§ Exercise aim
Make an exact transcription of the material, leaving out all images.

§ Dataset excerpt
──────────

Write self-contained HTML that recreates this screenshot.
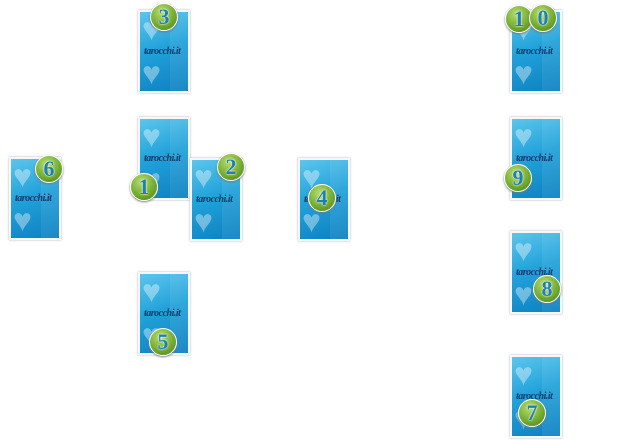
<!DOCTYPE html>
<html><head><style>
body{margin:0;width:628px;height:441px;background:#fff;position:relative;overflow:hidden;font-family:"Liberation Sans",sans-serif}
.c{position:absolute;width:48px;height:79px;border:2px solid #f4f8fa;box-shadow:0 0 2px #aab;background:linear-gradient(160deg,#5cc6ec 0%,#22a2da 45%,#0d80c0 100%);overflow:hidden}
.c:before{content:"";position:absolute;left:30px;top:0;width:18px;height:79px;background:rgba(255,255,255,0.07)}
.h{position:absolute;left:2px;font-size:32px;line-height:30px;color:rgba(255,255,255,0.38)}
.t{position:absolute;left:4px;top:34px;font-family:"Liberation Serif",serif;font-style:italic;font-weight:bold;font-size:10px;color:#0f3d6c;letter-spacing:-0.5px}
.b{position:absolute;width:26px;height:26px;border-radius:50%;background:radial-gradient(circle at 40% 30%,#b6dc6c,#6ea82c 60%,#4b8218);border:1px solid #fff;box-shadow:0 1px 2px #777;color:#1e7fb2;font-weight:bold;font-size:22px;line-height:26px;text-align:center;font-family:"Liberation Serif",serif;text-shadow:0 0 2px #fff,0 0 1px #fff}
</style></head><body>
<div class="c" style="left:138px;top:10px"><span class="h" style="top:2px">♥</span><span class="t">tarocchi.it</span><span class="h" style="top:46px">♥</span></div>
<div class="c" style="left:138px;top:117px"><span class="h" style="top:2px">♥</span><span class="t">tarocchi.it</span><span class="h" style="top:46px">♥</span></div>
<div class="c" style="left:190px;top:158px"><span class="h" style="top:2px">♥</span><span class="t">tarocchi.it</span><span class="h" style="top:46px">♥</span></div>
<div class="c" style="left:9px;top:157px"><span class="h" style="top:2px">♥</span><span class="t">tarocchi.it</span><span class="h" style="top:46px">♥</span></div>
<div class="c" style="left:298px;top:158px"><span class="h" style="top:2px">♥</span><span class="t">tarocchi.it</span><span class="h" style="top:46px">♥</span></div>
<div class="c" style="left:138px;top:272px"><span class="h" style="top:2px">♥</span><span class="t">tarocchi.it</span><span class="h" style="top:46px">♥</span></div>
<div class="c" style="left:510px;top:10px"><span class="h" style="top:2px">♥</span><span class="t">tarocchi.it</span><span class="h" style="top:46px">♥</span></div>
<div class="c" style="left:510px;top:117px"><span class="h" style="top:2px">♥</span><span class="t">tarocchi.it</span><span class="h" style="top:46px">♥</span></div>
<div class="c" style="left:510px;top:231px"><span class="h" style="top:2px">♥</span><span class="t">tarocchi.it</span><span class="h" style="top:46px">♥</span></div>
<div class="c" style="left:510px;top:355px"><span class="h" style="top:2px">♥</span><span class="t">tarocchi.it</span><span class="h" style="top:46px">♥</span></div>

<div class="b" style="left:150px;top:3px">3</div>
<div class="b" style="left:130px;top:173px">1</div>
<div class="b" style="left:217px;top:153px">2</div>
<div class="b" style="left:35px;top:155px">6</div>
<div class="b" style="left:308px;top:184px">4</div>
<div class="b" style="left:149px;top:328px">5</div>
<div class="b" style="left:505px;top:5px">1</div>
<div class="b" style="left:529px;top:4px">0</div>
<div class="b" style="left:504px;top:164px">9</div>
<div class="b" style="left:533px;top:275px">8</div>
<div class="b" style="left:518px;top:399px">7</div>
</body></html>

──────────

§ The output
Write self-contained HTML that recreates this screenshot.
<!DOCTYPE html>
<html><head><style>
body{margin:0;width:628px;height:441px;background:#fff;position:relative;overflow:hidden;font-family:"Liberation Sans",sans-serif}
.c{position:absolute;width:48px;height:79px;border:2px solid #f4f8fa;box-shadow:0 0 2px #aab;background:linear-gradient(160deg,#5cc6ec 0%,#22a2da 45%,#0d80c0 100%);overflow:hidden}
.c:before{content:"";position:absolute;left:30px;top:0;width:18px;height:79px;background:rgba(255,255,255,0.07)}
.h{position:absolute;left:2px;font-size:32px;line-height:30px;color:rgba(255,255,255,0.38)}
.t{position:absolute;left:4px;top:34px;font-family:"Liberation Serif",serif;font-style:italic;font-weight:bold;font-size:10px;color:#0f3d6c;letter-spacing:-0.5px}
.b{position:absolute;width:26px;height:26px;border-radius:50%;background:radial-gradient(circle at 40% 30%,#b6dc6c,#6ea82c 60%,#4b8218);border:1px solid #fff;box-shadow:0 1px 2px #777;color:#1e7fb2;font-weight:bold;font-size:22px;line-height:26px;text-align:center;font-family:"Liberation Serif",serif;text-shadow:0 0 2px #fff,0 0 1px #fff}
</style></head><body>
<div class="c" style="left:138px;top:10px"><span class="h" style="top:2px">♥</span><span class="t">tarocchi.it</span><span class="h" style="top:46px">♥</span></div>
<div class="c" style="left:138px;top:117px"><span class="h" style="top:2px">♥</span><span class="t">tarocchi.it</span><span class="h" style="top:46px">♥</span></div>
<div class="c" style="left:190px;top:158px"><span class="h" style="top:2px">♥</span><span class="t">tarocchi.it</span><span class="h" style="top:46px">♥</span></div>
<div class="c" style="left:9px;top:157px"><span class="h" style="top:2px">♥</span><span class="t">tarocchi.it</span><span class="h" style="top:46px">♥</span></div>
<div class="c" style="left:298px;top:158px"><span class="h" style="top:2px">♥</span><span class="t">tarocchi.it</span><span class="h" style="top:46px">♥</span></div>
<div class="c" style="left:138px;top:272px"><span class="h" style="top:2px">♥</span><span class="t">tarocchi.it</span><span class="h" style="top:46px">♥</span></div>
<div class="c" style="left:510px;top:10px"><span class="h" style="top:2px">♥</span><span class="t">tarocchi.it</span><span class="h" style="top:46px">♥</span></div>
<div class="c" style="left:510px;top:117px"><span class="h" style="top:2px">♥</span><span class="t">tarocchi.it</span><span class="h" style="top:46px">♥</span></div>
<div class="c" style="left:510px;top:231px"><span class="h" style="top:2px">♥</span><span class="t">tarocchi.it</span><span class="h" style="top:46px">♥</span></div>
<div class="c" style="left:510px;top:355px"><span class="h" style="top:2px">♥</span><span class="t">tarocchi.it</span><span class="h" style="top:46px">♥</span></div>

<div class="b" style="left:150px;top:3px">3</div>
<div class="b" style="left:130px;top:173px">1</div>
<div class="b" style="left:217px;top:153px">2</div>
<div class="b" style="left:35px;top:155px">6</div>
<div class="b" style="left:308px;top:184px">4</div>
<div class="b" style="left:149px;top:328px">5</div>
<div class="b" style="left:505px;top:5px">1</div>
<div class="b" style="left:529px;top:4px">0</div>
<div class="b" style="left:504px;top:164px">9</div>
<div class="b" style="left:533px;top:275px">8</div>
<div class="b" style="left:518px;top:399px">7</div>
</body></html>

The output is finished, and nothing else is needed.